DATA EXTRACT:
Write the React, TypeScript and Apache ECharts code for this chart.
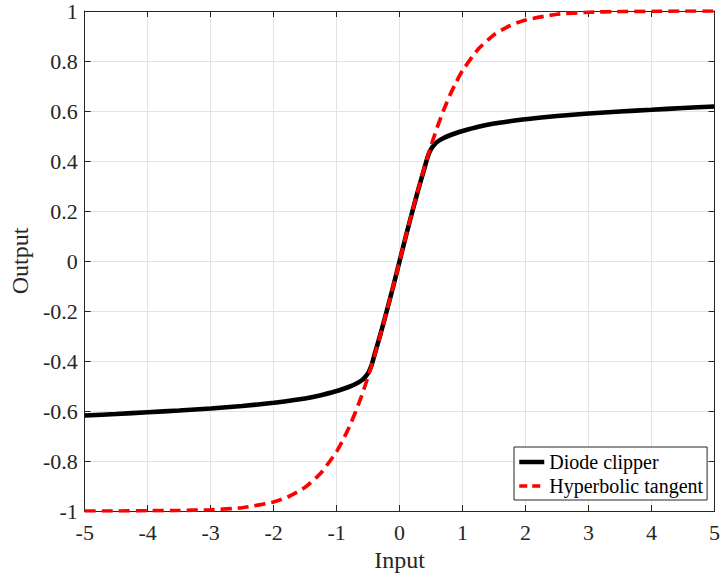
import React, { useEffect, useRef } from "react";
import * as echarts from "echarts";

const inputX = [
  -5, -4.5, -4, -3.5, -3, -2.5, -2, -1.75, -1.5, -1.25, -1, -0.9, -0.8, -0.7, -0.6, -0.55, -0.5, -0.45, -0.4, -0.3, -0.2, -0.1,
  0, 0.1, 0.2, 0.3, 0.4, 0.45, 0.5, 0.55, 0.6, 0.7, 0.8, 0.9, 1, 1.25, 1.5, 1.75, 2, 2.5, 3, 3.5, 4, 4.5, 5,
];
const diodeClipper = [
  -0.618, -0.612, -0.605, -0.598, -0.59, -0.58, -0.567, -0.559, -0.55, -0.537, -0.52, -0.512, -0.503, -0.492, -0.477, -0.465,
  -0.448, -0.42, -0.376, -0.289, -0.196, -0.1, 0, 0.1, 0.196, 0.289, 0.376, 0.42, 0.448, 0.465, 0.477, 0.492, 0.503, 0.512,
  0.52, 0.537, 0.55, 0.559, 0.567, 0.58, 0.59, 0.598, 0.605, 0.612, 0.618,
];
const hyperbolicTangent = [
  -1.0, -1.0, -0.999, -0.998, -0.995, -0.987, -0.964, -0.941, -0.905, -0.848, -0.762, -0.716, -0.664, -0.604, -0.537, -0.5,
  -0.462, -0.422, -0.38, -0.291, -0.197, -0.1, 0, 0.1, 0.197, 0.291, 0.38, 0.422, 0.462, 0.5, 0.537, 0.604, 0.664, 0.716,
  0.762, 0.848, 0.905, 0.941, 0.964, 0.987, 0.995, 0.998, 0.999, 1.0, 1.0,
];
const seriesNames = ["Diode clipper", "Hyperbolic tangent"];

const FONT = "'Liberation Serif', 'Times New Roman', serif";
const AX = "#262626";
const GRIDC = "#e3e3e3";

export default function App() {
  const ref = useRef<HTMLDivElement>(null);
  useEffect(() => {
    if (!ref.current) return;
    const chart = echarts.init(ref.current, null, { renderer: "svg" });
    const pair = (ys: number[]) => inputX.map((x, i) => [x, ys[i]]);
    const axisCommon = {
      type: "value" as const,
      axisLine: { show: true, onZero: false, lineStyle: { color: AX, width: 1 } },
      axisTick: { show: true, inside: true, length: 6, lineStyle: { color: AX } },
    };
    chart.setOption({
      animation: false,
      backgroundColor: "#ffffff",
      textStyle: { fontFamily: FONT },
      grid: { left: 82, right: 6, top: 10, bottom: 67, containLabel: false },
      xAxis: [
        {
          ...axisCommon,
          position: "bottom",
          min: -5,
          max: 5,
          interval: 1,
          name: "Input",
          nameLocation: "middle",
          nameGap: 36,
          nameTextStyle: { fontFamily: FONT, fontSize: 24, color: AX },
          axisLabel: { fontFamily: FONT, fontSize: 22, color: AX, margin: 10 },
          splitLine: { show: true, lineStyle: { color: GRIDC, width: 1 } },
        },
        {
          ...axisCommon,
          position: "top",
          min: -5,
          max: 5,
          interval: 1,
          axisLabel: { show: false },
          splitLine: { show: false },
        },
      ],
      yAxis: [
        {
          ...axisCommon,
          position: "left",
          min: -1,
          max: 1,
          interval: 0.2,
          name: "Output",
          nameLocation: "middle",
          nameGap: 52,
          nameTextStyle: { fontFamily: FONT, fontSize: 24, color: AX },
          axisLabel: {
            fontFamily: FONT,
            fontSize: 22,
            color: AX,
            margin: 7,
            formatter: (v: number) => String(Math.round(v * 10) / 10),
          },
          splitLine: { show: true, lineStyle: { color: GRIDC, width: 1 } },
        },
        {
          ...axisCommon,
          position: "right",
          min: -1,
          max: 1,
          interval: 0.2,
          axisLabel: { show: false },
          splitLine: { show: false },
        },
      ],
      legend: {
        show: true,
        orient: "vertical",
        left: 514,
        top: 447,
        padding: [5, 4, 4, 3],
        itemGap: 4,
        itemWidth: 25,
        itemHeight: 14,
        backgroundColor: "#ffffff",
        borderColor: AX,
        borderWidth: 1,
        borderRadius: 0,
        itemStyle: { opacity: 0 },
        textStyle: { fontFamily: FONT, fontSize: 20, color: "#000" },
        data: [
          { name: seriesNames[0], lineStyle: { width: 4.5 } },
          { name: seriesNames[1], lineStyle: { width: 3.5, type: [8, 5] } },
        ],
      },
      series: [
        {
          name: seriesNames[0],
          type: "line",
          data: pair(diodeClipper),
          showSymbol: false,
          symbol: "none",
          smooth: 0.25,
          lineStyle: { color: "#000000", width: 4.6 },
          itemStyle: { color: "#000000" },
          z: 2,
        },
        {
          name: seriesNames[1],
          type: "line",
          data: pair(hyperbolicTangent),
          showSymbol: false,
          symbol: "none",
          smooth: 0.2,
          lineStyle: { color: "#ff0000", width: 3.7, type: [11, 6] },
          itemStyle: { color: "#ff0000" },
          z: 3,
        },
      ],
    });
    return () => chart.dispose();
  }, []);
  return <div ref={ref} style={{ position: "fixed", left: 0, top: 0, width: 723, height: 578 }} />;
}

GIVEN REQUEST: Copy the material shown above in full and exactly. Skip the pictures.

SOLVED PROBLEM:
Write the React, TypeScript and Apache ECharts code for this chart.
import React, { useEffect, useRef } from "react";
import * as echarts from "echarts";

const inputX = [
  -5, -4.5, -4, -3.5, -3, -2.5, -2, -1.75, -1.5, -1.25, -1, -0.9, -0.8, -0.7, -0.6, -0.55, -0.5, -0.45, -0.4, -0.3, -0.2, -0.1,
  0, 0.1, 0.2, 0.3, 0.4, 0.45, 0.5, 0.55, 0.6, 0.7, 0.8, 0.9, 1, 1.25, 1.5, 1.75, 2, 2.5, 3, 3.5, 4, 4.5, 5,
];
const diodeClipper = [
  -0.618, -0.612, -0.605, -0.598, -0.59, -0.58, -0.567, -0.559, -0.55, -0.537, -0.52, -0.512, -0.503, -0.492, -0.477, -0.465,
  -0.448, -0.42, -0.376, -0.289, -0.196, -0.1, 0, 0.1, 0.196, 0.289, 0.376, 0.42, 0.448, 0.465, 0.477, 0.492, 0.503, 0.512,
  0.52, 0.537, 0.55, 0.559, 0.567, 0.58, 0.59, 0.598, 0.605, 0.612, 0.618,
];
const hyperbolicTangent = [
  -1.0, -1.0, -0.999, -0.998, -0.995, -0.987, -0.964, -0.941, -0.905, -0.848, -0.762, -0.716, -0.664, -0.604, -0.537, -0.5,
  -0.462, -0.422, -0.38, -0.291, -0.197, -0.1, 0, 0.1, 0.197, 0.291, 0.38, 0.422, 0.462, 0.5, 0.537, 0.604, 0.664, 0.716,
  0.762, 0.848, 0.905, 0.941, 0.964, 0.987, 0.995, 0.998, 0.999, 1.0, 1.0,
];
const seriesNames = ["Diode clipper", "Hyperbolic tangent"];

const FONT = "'Liberation Serif', 'Times New Roman', serif";
const AX = "#262626";
const GRIDC = "#e3e3e3";

export default function App() {
  const ref = useRef<HTMLDivElement>(null);
  useEffect(() => {
    if (!ref.current) return;
    const chart = echarts.init(ref.current, null, { renderer: "svg" });
    const pair = (ys: number[]) => inputX.map((x, i) => [x, ys[i]]);
    const axisCommon = {
      type: "value" as const,
      axisLine: { show: true, onZero: false, lineStyle: { color: AX, width: 1 } },
      axisTick: { show: true, inside: true, length: 6, lineStyle: { color: AX } },
    };
    chart.setOption({
      animation: false,
      backgroundColor: "#ffffff",
      textStyle: { fontFamily: FONT },
      grid: { left: 82, right: 6, top: 10, bottom: 67, containLabel: false },
      xAxis: [
        {
          ...axisCommon,
          position: "bottom",
          min: -5,
          max: 5,
          interval: 1,
          name: "Input",
          nameLocation: "middle",
          nameGap: 36,
          nameTextStyle: { fontFamily: FONT, fontSize: 24, color: AX },
          axisLabel: { fontFamily: FONT, fontSize: 22, color: AX, margin: 10 },
          splitLine: { show: true, lineStyle: { color: GRIDC, width: 1 } },
        },
        {
          ...axisCommon,
          position: "top",
          min: -5,
          max: 5,
          interval: 1,
          axisLabel: { show: false },
          splitLine: { show: false },
        },
      ],
      yAxis: [
        {
          ...axisCommon,
          position: "left",
          min: -1,
          max: 1,
          interval: 0.2,
          name: "Output",
          nameLocation: "middle",
          nameGap: 52,
          nameTextStyle: { fontFamily: FONT, fontSize: 24, color: AX },
          axisLabel: {
            fontFamily: FONT,
            fontSize: 22,
            color: AX,
            margin: 7,
            formatter: (v: number) => String(Math.round(v * 10) / 10),
          },
          splitLine: { show: true, lineStyle: { color: GRIDC, width: 1 } },
        },
        {
          ...axisCommon,
          position: "right",
          min: -1,
          max: 1,
          interval: 0.2,
          axisLabel: { show: false },
          splitLine: { show: false },
        },
      ],
      legend: {
        show: true,
        orient: "vertical",
        left: 514,
        top: 447,
        padding: [5, 4, 4, 3],
        itemGap: 4,
        itemWidth: 25,
        itemHeight: 14,
        backgroundColor: "#ffffff",
        borderColor: AX,
        borderWidth: 1,
        borderRadius: 0,
        itemStyle: { opacity: 0 },
        textStyle: { fontFamily: FONT, fontSize: 20, color: "#000" },
        data: [
          { name: seriesNames[0], lineStyle: { width: 4.5 } },
          { name: seriesNames[1], lineStyle: { width: 3.5, type: [8, 5] } },
        ],
      },
      series: [
        {
          name: seriesNames[0],
          type: "line",
          data: pair(diodeClipper),
          showSymbol: false,
          symbol: "none",
          smooth: 0.25,
          lineStyle: { color: "#000000", width: 4.6 },
          itemStyle: { color: "#000000" },
          z: 2,
        },
        {
          name: seriesNames[1],
          type: "line",
          data: pair(hyperbolicTangent),
          showSymbol: false,
          symbol: "none",
          smooth: 0.2,
          lineStyle: { color: "#ff0000", width: 3.7, type: [11, 6] },
          itemStyle: { color: "#ff0000" },
          z: 3,
        },
      ],
    });
    return () => chart.dispose();
  }, []);
  return <div ref={ref} style={{ position: "fixed", left: 0, top: 0, width: 723, height: 578 }} />;
}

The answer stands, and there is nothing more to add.